Written request:
Everything from the first line of the data through the line with "import numpy as np" is to be echoed exactly, minus the pictures.

>> start

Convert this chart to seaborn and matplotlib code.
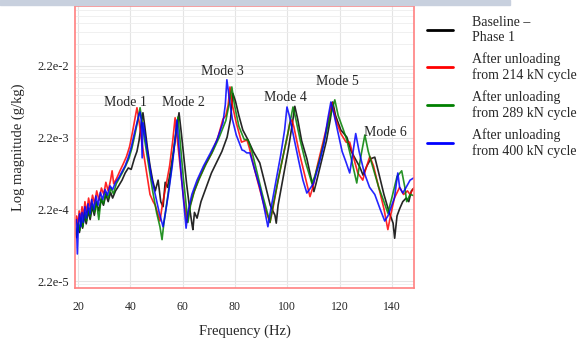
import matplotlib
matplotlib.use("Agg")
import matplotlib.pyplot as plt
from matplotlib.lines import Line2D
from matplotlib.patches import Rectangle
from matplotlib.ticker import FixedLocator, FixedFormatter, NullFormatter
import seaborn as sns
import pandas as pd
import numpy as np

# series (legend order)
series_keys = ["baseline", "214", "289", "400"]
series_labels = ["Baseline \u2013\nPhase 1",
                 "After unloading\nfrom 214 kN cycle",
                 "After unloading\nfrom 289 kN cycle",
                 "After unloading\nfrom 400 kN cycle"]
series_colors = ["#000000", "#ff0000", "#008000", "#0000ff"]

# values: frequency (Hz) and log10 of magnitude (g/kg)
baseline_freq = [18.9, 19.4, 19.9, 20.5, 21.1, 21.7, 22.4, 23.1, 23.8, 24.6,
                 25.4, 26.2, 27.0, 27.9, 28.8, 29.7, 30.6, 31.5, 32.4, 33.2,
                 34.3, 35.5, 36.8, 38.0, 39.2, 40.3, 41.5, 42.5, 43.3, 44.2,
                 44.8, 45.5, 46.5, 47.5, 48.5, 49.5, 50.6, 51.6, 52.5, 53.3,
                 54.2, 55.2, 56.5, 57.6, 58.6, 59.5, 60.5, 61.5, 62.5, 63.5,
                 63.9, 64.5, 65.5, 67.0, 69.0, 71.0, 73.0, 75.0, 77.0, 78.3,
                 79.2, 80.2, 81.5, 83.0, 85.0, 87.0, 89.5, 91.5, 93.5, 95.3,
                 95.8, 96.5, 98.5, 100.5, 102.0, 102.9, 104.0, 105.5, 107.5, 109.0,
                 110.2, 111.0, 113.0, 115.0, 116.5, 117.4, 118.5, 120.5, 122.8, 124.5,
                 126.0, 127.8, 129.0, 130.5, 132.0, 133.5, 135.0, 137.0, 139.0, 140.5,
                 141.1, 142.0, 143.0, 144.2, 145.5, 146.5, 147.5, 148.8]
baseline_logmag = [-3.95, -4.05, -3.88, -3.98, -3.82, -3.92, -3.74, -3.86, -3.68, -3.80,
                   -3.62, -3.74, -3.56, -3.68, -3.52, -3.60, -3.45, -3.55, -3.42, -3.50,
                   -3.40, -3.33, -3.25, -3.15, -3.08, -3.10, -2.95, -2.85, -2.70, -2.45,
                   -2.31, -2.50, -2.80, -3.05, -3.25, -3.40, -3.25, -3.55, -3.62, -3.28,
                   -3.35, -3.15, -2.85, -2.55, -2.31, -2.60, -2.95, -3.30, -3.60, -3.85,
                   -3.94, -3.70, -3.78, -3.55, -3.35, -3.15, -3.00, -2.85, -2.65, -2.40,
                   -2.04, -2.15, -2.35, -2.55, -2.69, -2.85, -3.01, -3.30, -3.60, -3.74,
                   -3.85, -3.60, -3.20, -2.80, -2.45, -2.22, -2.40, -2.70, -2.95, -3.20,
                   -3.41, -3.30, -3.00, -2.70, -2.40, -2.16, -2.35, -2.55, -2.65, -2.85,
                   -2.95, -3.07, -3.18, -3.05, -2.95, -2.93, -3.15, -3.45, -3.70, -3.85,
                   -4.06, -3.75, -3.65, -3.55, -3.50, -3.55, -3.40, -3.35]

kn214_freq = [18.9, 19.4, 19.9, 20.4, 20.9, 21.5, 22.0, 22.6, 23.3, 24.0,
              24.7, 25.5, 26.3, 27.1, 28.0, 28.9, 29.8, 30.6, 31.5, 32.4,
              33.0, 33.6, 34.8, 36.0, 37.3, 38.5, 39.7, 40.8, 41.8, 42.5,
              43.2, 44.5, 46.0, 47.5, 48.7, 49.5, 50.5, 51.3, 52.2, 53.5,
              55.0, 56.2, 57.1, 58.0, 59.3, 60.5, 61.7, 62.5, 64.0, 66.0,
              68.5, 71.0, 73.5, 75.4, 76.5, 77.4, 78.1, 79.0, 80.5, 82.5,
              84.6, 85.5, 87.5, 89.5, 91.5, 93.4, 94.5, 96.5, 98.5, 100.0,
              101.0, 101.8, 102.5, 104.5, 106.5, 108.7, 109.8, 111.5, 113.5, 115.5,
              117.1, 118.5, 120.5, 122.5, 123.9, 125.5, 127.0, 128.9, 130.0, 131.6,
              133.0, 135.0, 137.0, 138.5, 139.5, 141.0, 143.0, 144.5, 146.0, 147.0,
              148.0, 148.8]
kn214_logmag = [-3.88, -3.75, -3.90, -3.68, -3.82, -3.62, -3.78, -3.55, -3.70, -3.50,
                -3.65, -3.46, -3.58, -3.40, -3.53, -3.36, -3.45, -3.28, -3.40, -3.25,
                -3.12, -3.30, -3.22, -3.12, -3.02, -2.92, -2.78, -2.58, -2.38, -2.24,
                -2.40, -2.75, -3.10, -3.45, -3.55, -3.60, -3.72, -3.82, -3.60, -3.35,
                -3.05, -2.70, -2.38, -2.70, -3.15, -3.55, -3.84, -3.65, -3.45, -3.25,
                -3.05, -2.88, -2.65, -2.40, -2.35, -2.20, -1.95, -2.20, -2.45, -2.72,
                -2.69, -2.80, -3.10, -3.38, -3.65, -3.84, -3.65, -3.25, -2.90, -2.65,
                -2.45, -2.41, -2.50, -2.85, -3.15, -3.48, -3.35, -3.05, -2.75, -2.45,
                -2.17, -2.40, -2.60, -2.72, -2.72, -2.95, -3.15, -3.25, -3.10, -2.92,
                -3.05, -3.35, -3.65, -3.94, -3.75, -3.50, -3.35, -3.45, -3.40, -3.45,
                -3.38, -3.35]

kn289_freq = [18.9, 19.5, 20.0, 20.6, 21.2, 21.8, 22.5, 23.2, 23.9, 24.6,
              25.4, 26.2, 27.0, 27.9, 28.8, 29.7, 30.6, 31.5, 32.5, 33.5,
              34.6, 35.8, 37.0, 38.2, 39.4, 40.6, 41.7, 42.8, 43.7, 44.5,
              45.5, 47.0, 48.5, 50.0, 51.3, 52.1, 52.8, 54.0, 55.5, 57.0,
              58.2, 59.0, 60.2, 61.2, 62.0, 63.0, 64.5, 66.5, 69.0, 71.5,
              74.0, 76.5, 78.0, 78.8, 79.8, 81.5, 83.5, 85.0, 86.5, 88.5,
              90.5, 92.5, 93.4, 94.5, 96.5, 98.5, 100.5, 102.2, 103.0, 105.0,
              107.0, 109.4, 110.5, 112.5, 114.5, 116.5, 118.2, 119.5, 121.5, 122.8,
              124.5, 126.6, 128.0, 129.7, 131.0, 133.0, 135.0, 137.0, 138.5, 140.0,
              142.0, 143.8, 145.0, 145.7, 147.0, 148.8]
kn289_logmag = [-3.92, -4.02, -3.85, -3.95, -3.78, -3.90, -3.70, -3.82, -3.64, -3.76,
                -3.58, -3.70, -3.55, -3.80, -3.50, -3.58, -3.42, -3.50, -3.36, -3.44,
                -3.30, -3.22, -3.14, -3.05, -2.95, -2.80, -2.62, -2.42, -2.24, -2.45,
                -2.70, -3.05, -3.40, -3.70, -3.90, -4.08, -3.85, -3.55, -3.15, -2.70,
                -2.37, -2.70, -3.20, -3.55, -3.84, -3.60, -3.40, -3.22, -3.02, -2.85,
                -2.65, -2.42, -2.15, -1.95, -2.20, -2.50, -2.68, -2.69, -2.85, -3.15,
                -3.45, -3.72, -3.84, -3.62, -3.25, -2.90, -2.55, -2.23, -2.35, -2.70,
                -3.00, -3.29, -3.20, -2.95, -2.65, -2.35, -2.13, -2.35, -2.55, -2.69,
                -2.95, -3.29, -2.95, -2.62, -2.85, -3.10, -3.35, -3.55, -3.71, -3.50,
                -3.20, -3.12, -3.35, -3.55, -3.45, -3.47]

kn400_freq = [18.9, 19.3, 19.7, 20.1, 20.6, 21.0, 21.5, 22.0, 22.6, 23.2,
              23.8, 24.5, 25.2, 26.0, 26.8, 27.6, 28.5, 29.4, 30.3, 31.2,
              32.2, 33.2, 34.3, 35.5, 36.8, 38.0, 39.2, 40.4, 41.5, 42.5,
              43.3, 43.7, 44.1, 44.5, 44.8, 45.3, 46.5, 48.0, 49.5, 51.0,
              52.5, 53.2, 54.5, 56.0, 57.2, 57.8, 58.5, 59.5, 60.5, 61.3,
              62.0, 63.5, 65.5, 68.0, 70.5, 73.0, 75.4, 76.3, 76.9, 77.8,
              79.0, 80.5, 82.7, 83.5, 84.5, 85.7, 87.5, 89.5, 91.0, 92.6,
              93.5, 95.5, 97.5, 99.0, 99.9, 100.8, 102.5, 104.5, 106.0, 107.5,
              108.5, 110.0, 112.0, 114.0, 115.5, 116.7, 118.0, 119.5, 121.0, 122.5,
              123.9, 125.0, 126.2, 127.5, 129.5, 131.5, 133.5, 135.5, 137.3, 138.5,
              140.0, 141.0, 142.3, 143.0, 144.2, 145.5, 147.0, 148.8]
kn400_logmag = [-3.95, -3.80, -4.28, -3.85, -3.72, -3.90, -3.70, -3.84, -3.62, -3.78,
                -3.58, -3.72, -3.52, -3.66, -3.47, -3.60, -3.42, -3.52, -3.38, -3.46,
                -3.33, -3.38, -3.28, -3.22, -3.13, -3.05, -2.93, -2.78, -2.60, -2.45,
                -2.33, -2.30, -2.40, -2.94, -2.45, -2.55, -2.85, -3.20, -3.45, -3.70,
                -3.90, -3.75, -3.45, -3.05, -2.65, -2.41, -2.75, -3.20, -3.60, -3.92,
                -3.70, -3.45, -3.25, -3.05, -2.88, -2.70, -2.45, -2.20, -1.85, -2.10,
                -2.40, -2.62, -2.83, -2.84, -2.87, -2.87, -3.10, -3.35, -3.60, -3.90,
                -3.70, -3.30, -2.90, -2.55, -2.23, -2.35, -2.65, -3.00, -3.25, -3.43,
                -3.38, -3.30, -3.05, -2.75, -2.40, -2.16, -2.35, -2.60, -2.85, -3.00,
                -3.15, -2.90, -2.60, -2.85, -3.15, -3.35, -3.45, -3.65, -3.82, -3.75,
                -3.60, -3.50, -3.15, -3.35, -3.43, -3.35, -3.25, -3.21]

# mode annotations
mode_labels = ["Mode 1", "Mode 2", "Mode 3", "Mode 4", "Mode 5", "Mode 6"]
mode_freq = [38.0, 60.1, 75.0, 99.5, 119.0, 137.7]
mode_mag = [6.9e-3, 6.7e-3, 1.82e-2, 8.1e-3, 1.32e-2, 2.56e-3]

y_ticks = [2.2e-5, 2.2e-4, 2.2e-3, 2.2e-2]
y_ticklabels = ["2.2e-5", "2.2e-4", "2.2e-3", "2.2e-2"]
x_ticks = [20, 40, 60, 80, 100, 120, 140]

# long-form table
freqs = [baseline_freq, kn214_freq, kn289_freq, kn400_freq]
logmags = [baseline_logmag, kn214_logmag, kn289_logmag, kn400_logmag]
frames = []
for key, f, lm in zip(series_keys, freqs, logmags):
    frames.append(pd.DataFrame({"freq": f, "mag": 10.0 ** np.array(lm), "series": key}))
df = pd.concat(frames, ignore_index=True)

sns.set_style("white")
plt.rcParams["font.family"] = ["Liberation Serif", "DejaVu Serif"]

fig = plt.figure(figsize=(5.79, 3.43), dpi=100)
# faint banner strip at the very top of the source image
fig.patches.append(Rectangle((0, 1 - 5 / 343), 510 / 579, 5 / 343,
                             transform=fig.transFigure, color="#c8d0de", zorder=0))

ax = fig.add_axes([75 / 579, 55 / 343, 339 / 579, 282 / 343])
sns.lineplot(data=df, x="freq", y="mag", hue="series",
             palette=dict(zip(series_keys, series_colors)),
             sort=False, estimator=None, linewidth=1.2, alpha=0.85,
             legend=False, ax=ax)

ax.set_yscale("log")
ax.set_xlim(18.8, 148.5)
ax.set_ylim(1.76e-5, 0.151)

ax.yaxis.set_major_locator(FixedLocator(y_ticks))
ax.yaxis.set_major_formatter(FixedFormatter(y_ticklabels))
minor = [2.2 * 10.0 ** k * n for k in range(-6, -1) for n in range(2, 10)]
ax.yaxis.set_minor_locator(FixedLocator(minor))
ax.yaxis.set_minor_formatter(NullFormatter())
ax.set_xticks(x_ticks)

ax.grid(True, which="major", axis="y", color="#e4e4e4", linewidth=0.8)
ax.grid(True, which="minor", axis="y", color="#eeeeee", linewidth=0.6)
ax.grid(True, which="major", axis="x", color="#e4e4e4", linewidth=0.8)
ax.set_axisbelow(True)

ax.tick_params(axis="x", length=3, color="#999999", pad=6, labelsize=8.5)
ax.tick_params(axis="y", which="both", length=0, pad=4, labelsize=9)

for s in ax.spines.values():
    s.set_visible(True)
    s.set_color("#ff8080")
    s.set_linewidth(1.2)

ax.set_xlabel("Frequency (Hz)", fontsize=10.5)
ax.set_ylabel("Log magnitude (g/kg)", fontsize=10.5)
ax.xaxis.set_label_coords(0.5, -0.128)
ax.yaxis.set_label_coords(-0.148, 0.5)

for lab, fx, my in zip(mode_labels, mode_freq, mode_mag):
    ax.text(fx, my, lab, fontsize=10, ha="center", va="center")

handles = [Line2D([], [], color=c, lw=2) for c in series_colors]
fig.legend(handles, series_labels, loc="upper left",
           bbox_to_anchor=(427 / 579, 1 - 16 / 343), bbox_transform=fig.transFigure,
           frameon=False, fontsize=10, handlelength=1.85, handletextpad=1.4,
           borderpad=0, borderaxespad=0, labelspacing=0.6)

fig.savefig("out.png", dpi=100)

>> end

Complete answer:
Convert this chart to seaborn and matplotlib code.
import matplotlib
matplotlib.use("Agg")
import matplotlib.pyplot as plt
from matplotlib.lines import Line2D
from matplotlib.patches import Rectangle
from matplotlib.ticker import FixedLocator, FixedFormatter, NullFormatter
import seaborn as sns
import pandas as pd
import numpy as np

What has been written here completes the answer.